Post by Pastor Tim – In Micah 6:8, justice goes hand in hand with the attitude of mercy. It says, “He has showed you, O mortal, what is good. And what does the LORD require of you? To act justly and to love mercy and to walk humbly with your God.”
TheInternational Standard Bible Encyclopedia says,
The Scriptures most often conceive God’s justice, or righteousness, as the action of His mercy. Just as with man justice means the relief of the oppressed and needy, so God’s justice is His kingly power engaged on behalf of men, and justice and mercy are constantly joined together. He is “a just God and a Savior” (Isa 45:21). “I bring near my righteousness (or “justice”) …. and my salvation shall not tarry” (Isa 46:13).”
Justice and mercy not only go hand in hand, but mercy is the attitude that animates justice.
Jonah is a great example of justice without the attitude of mercy. In Jonah 4, Jonah is chided by God for pitying a plant, instead of pitying human beings. Jonah was most interested in the Ninevites being shown judgment, but he was not so interested in any mercy that God would give.

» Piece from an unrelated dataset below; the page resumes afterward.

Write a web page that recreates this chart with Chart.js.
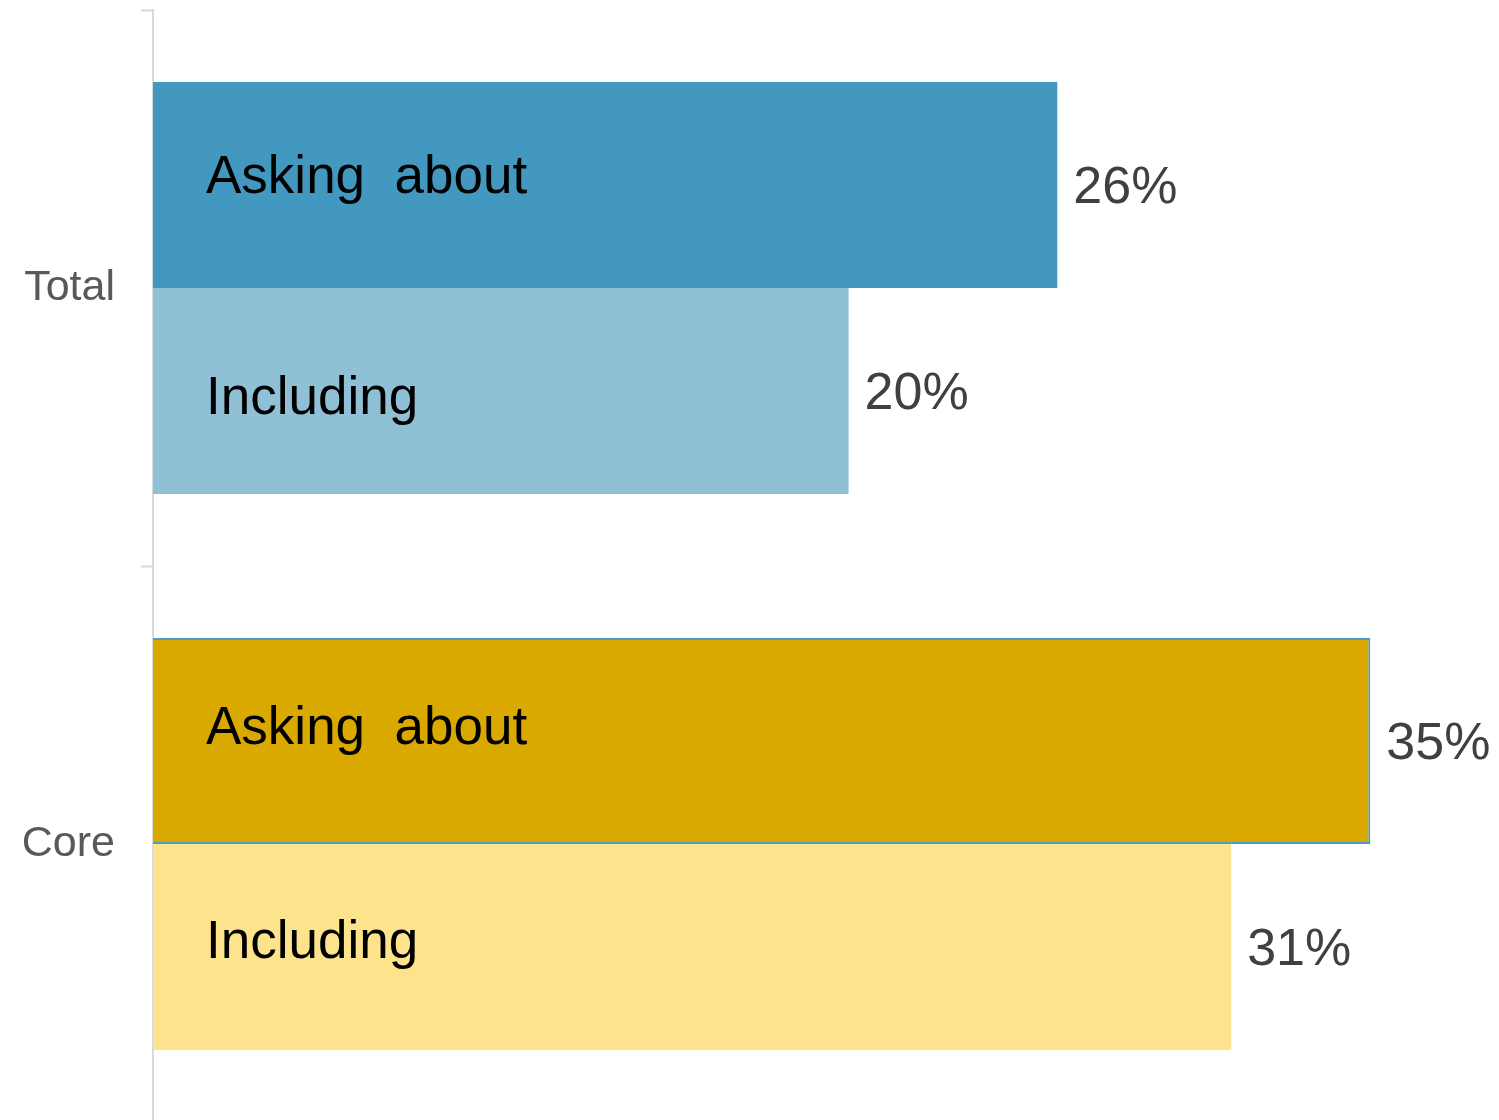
<!DOCTYPE html>
<html>
<head>
<meta charset="utf-8">
<script src="https://cdn.jsdelivr.net/npm/chart.js@4"></script>
<style>
  html, body { margin: 0; padding: 0; background: #fff; overflow: hidden; }
</style>
</head>
<body>
<canvas id="chart" width="1499" height="1132"></canvas>
<script>
// categories and series
const groups = ["Total", "Core"];
const seriesNames = ["Asking  about", "Including"];
const askingAbout = [26, 35];
const including = [20, 31];

// colours per group (blue for Total, gold for Core)
const askingColors = ["#4398C0", "#D9A900"];
const includingColors = ["#8FC0D6", "#FDE48C"];

const FONT = "'Liberation Sans', Arial, sans-serif";

// writes the series name inside each bar and the value just past its end
const barLabels = {
    id: "barLabels",
    afterDatasetsDraw(chart) {
        const ctx = chart.ctx;
        const left = chart.chartArea.left;
        // small vertical nudges for the inside names
        const nameShift = [[-7, 8], [-12, -4]];
        ctx.save();
        chart.data.datasets.forEach((ds, di) => {
            const meta = chart.getDatasetMeta(di);
            meta.data.forEach((bar, i) => {
                ctx.textBaseline = "middle";
                ctx.textAlign = "left";

                ctx.fillStyle = "#000";
                ctx.font = "53px " + FONT;
                ctx.fillText(ds.label, left + 53, bar.y + nameShift[i][di]);

                ctx.fillStyle = "#404040";
                ctx.font = "52px " + FONT;
                ctx.fillText(ds.data[i] + "%", bar.x + 16, bar.y + 4);
            });
        });
        ctx.restore();
    }
};

new Chart(document.getElementById("chart"), {
    type: "bar",
    data: {
        labels: groups,
        datasets: [
            {
                label: seriesNames[0],
                data: askingAbout,
                backgroundColor: askingColors,
                borderColor: ["#4398C0", "#4A9CC4"],
                borderWidth: [0, 2],
                borderSkipped: "left"
            },
            {
                label: seriesNames[1],
                data: including,
                backgroundColor: includingColors,
                borderWidth: 0
            }
        ]
    },
    options: {
        indexAxis: "y",
        responsive: false,
        animation: false,
        layout: { padding: { top: 10, bottom: 10, left: 0, right: 0 } },
        categoryPercentage: 0.741,
        barPercentage: 1.0,
        plugins: {
            legend: { display: false },
            tooltip: { enabled: false }
        },
        scales: {
            x: {
                display: false,
                min: 0,
                max: 38.7
            },
            y: {
                afterFit(scale) {
                    scale.width = 153;
                    scale.paddingTop = 0;
                    scale.paddingBottom = 0;
                },
                grid: {
                    offset: true,
                    drawOnChartArea: false,
                    tickLength: 12,
                    tickWidth: 2,
                    tickColor: "#D9D9D9"
                },
                border: { display: true, color: "#D9D9D9", width: 2 },
                ticks: {
                    color: "#595959",
                    padding: 26,
                    font: { size: 43, family: FONT, lineHeight: 0.1 }
                }
            }
        }
    },
    plugins: [barLabels]
});
</script>
</body>
</html>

This is further amplified by stories like Les Miserables (which I love by the way), in which the policeman Javert, exercises strict justice without so much of a hint of mercy. As readers, we are almost left to feel that Javert’s mercy-lacking justice borders on injustice!
This idea permeates the Old Testament with justice being tied to a special concern for the poor and the vulnerable in as far as it relates to their God-given rights (for a good explanation on these rights see the book In the Shadow of the Cross). Passages like Jeremiah 5:27-28, Psalm 146:7-10 and Amos 2:6-7 show God’s justice towards these groups, but Psalm 68:5 gives us a picture of the attitude of justice. It says, “A father to the fatherless, a defender of widows, is God in his holy dwelling.” Not only does God care about the orphan and the widow, but he identifies with them.
For my children, wanting justice when they are wronged comes much more easily than feeling mercy when others are exclude. That’s why my wife and I encourage them to seek out the other kids in school who don’t have many friends. I tell them to talk with them, to eat lunch with them and to defend them. My wife and I are also extremely careful about how we model our attitudes towards the elderly, the homeless, and those that are generally different than us. Our children soak up our words, our actions, and our feelings, and we don’t want them to see attitudes of indifference or superiority.
As a church, we are studying the Work of Mercy of doing good, and I’m reminded how foundational the attitude of mercy is to doing good. This seems rather obvious, but what might not be so obvious is that mercy is equally foundational to Biblical justice.
The most important picture of the action of justice with the attitude of mercy is Jesus on the cross. At the cross, salvation, mercy, justice and doing good meet without a hint of disagreement or separation (Isaiah 53:4-5).